Early diagnosis of breast cancer can be difficult, he said. ”A patient in her 30s who finds a lump may not get it investigated. At that age she isn’t thinking about breast cancer,” he said. “There are also cultural reasons. Some people mistrust doctors. Some in the Haitian community first see alternative healthcare workers. Also, if you’re working and you can’t get time off, you can’t get tested.” In the study, 72.1 percent of black women who had breast cancer were diagnosed before age 65, compared with only 50.3 percent among non-Hispanic white women. Also, when breast cancer was diagnosed, it had metastasized beyond the breast in 5.9 percent of black women, compared to 3.1 percent of other women. Hispanic women, on average, do better than either blacks or non-Hispanic whites, he said, but were not a major part of the study.

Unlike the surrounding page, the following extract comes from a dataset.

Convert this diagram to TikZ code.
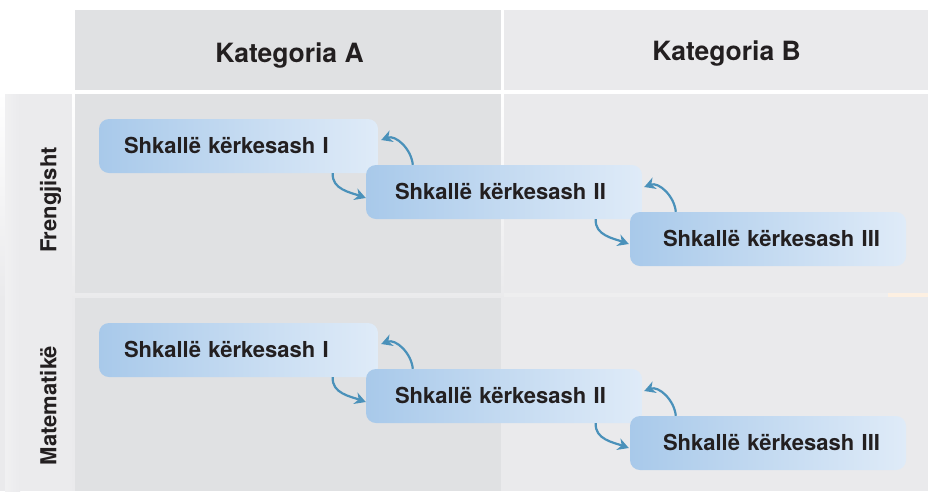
\documentclass[tikz,border=0pt]{standalone}
\usepackage{fontspec}
\setmainfont{TeX Gyre Heros}
\usetikzlibrary{arrows.meta,calc}
\definecolor{hdrA}{RGB}{224,225,227}
\definecolor{hdrB}{RGB}{234,234,236}
\definecolor{leftc}{RGB}{235,235,237}
\definecolor{gapc}{RGB}{234,234,236}
\definecolor{sepB}{RGB}{238,238,239}
\definecolor{smudge}{RGB}{253,240,226}
\definecolor{boxL}{RGB}{168,201,234}
\definecolor{boxR}{RGB}{223,235,248}
\definecolor{arrc}{RGB}{74,145,186}
\definecolor{txtc}{RGB}{35,31,32}
\tikzset{
  hdrtext/.style={font=\fontsize{26.5}{30}\selectfont\bfseries, text=txtc, inner sep=0pt, text height=19pt, text depth=0pt},
  sidetext/.style={font=\fontsize{22}{26}\selectfont\bfseries, text=txtc, inner sep=0pt, text height=15.8pt, text depth=0pt, rotate=90},
  stepbox/.style={rounded corners=10pt, left color=boxL, right color=boxR, draw=none,
    font=\fontsize{22}{26}\selectfont\bfseries, text=txtc, minimum height=54pt, inner ysep=0pt,
    inner xsep=0pt, text height=15.8pt, text depth=0pt, align=left},
  bend arrow/.style={draw=arrc, line width=2.2pt, -{Stealth[length=11pt,width=12pt,inset=3.5pt]}}
}
\begin{document}
\begin{tikzpicture}[x=1pt,y=1pt]
\useasboundingbox (0,0) rectangle (928,-491);
\fill[white] (0,0) rectangle (928,-491);
\shade[top color=white,bottom color=gapc] (0,-92) rectangle (928,-300);
\fill[gapc] (0,-300) rectangle (928,-491);
% header cells
\fill[hdrA] (75,-10) rectangle (501,-90);
\fill[hdrB] (504,-10) rectangle (928,-90);
% left column
\shade[left color=gapc!70!white, right color=leftc] (5,-94) rectangle (20,-491);
\fill[leftc] (20,-94) rectangle (72,-491);
% body cells
\fill[hdrA] (75,-94) rectangle (501,-293);
\fill[hdrA] (75,-298) rectangle (501,-491);
\fill[sepB] (504,-293) rectangle (928,-297);
\fill[hdrB] (504,-94) rectangle (928,-293);
\fill[hdrB] (504,-297) rectangle (928,-491);
\fill[smudge] (888,-293) rectangle (928,-297);
% headers
\node[hdrtext] (ka) at (289.5,-52.5) {Kategoria A};
\node[hdrtext] (kb) at (726.5,-51) {Kategoria B};
% side labels
\node[sidetext] (fr) at (48.5,-200) {Frengjisht};
\node[sidetext] (ma) at (48.5,-405.5) {Matematikë};
% rows
\foreach \r/\dy in {1/0,2/204}{
  \node[stepbox, text width=279pt] (b1r\r) at (238.5,-146-\dy) {\hspace*{25pt}Shkallë kërkesash I};
  \node[stepbox, text width=276pt] (b2r\r) at (504,-192-\dy) {\hspace*{29pt}Shkallë kërkesash II};
  \node[stepbox, text width=276pt] (b3r\r) at (768,-239-\dy) {\hspace*{33pt}Shkallë kërkesash III};
  \draw[bend arrow] ($(b2r\r.north west)+(47,0)$) to[out=95,in=20] ($(b1r\r.east)+(3,6)$);
  \draw[bend arrow] ($(b1r\r.south west)+(234,0)$) to[out=-95,in=160] ($(b2r\r.west)+(0,-6)$);
  \draw[bend arrow] ($(b3r\r.north west)+(46,0)$) to[out=95,in=20] ($(b2r\r.east)+(2,5)$);
  \draw[bend arrow] ($(b2r\r.south west)+(230,0)$) to[out=-95,in=160] ($(b3r\r.west)+(-1,-5)$);
}
\end{tikzpicture}
\end{document}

Koniaris said genetics could be part of the reason that black women get breast cancer earlier. The fact that they have a more virulent strain of cancer explains two-thirds of their increased mortality from it. Even when diagnosed, the study said, black women were less likely than others to undergo surgery. And even those who did have surgery had lower survival rages. Part of this is lack of access to medical care, he said. Part is that black women tend to have later-stage cancer when diagnosed. Poverty played a role. Patients in the lowest socioeconomic category were treated less frequently with surgery and had a lower five-year survival rate. The study looked at 63,472 patients with invasive breast cancer using the Florida Cancer Data System and data from the Florida Agency for Health Care Administration.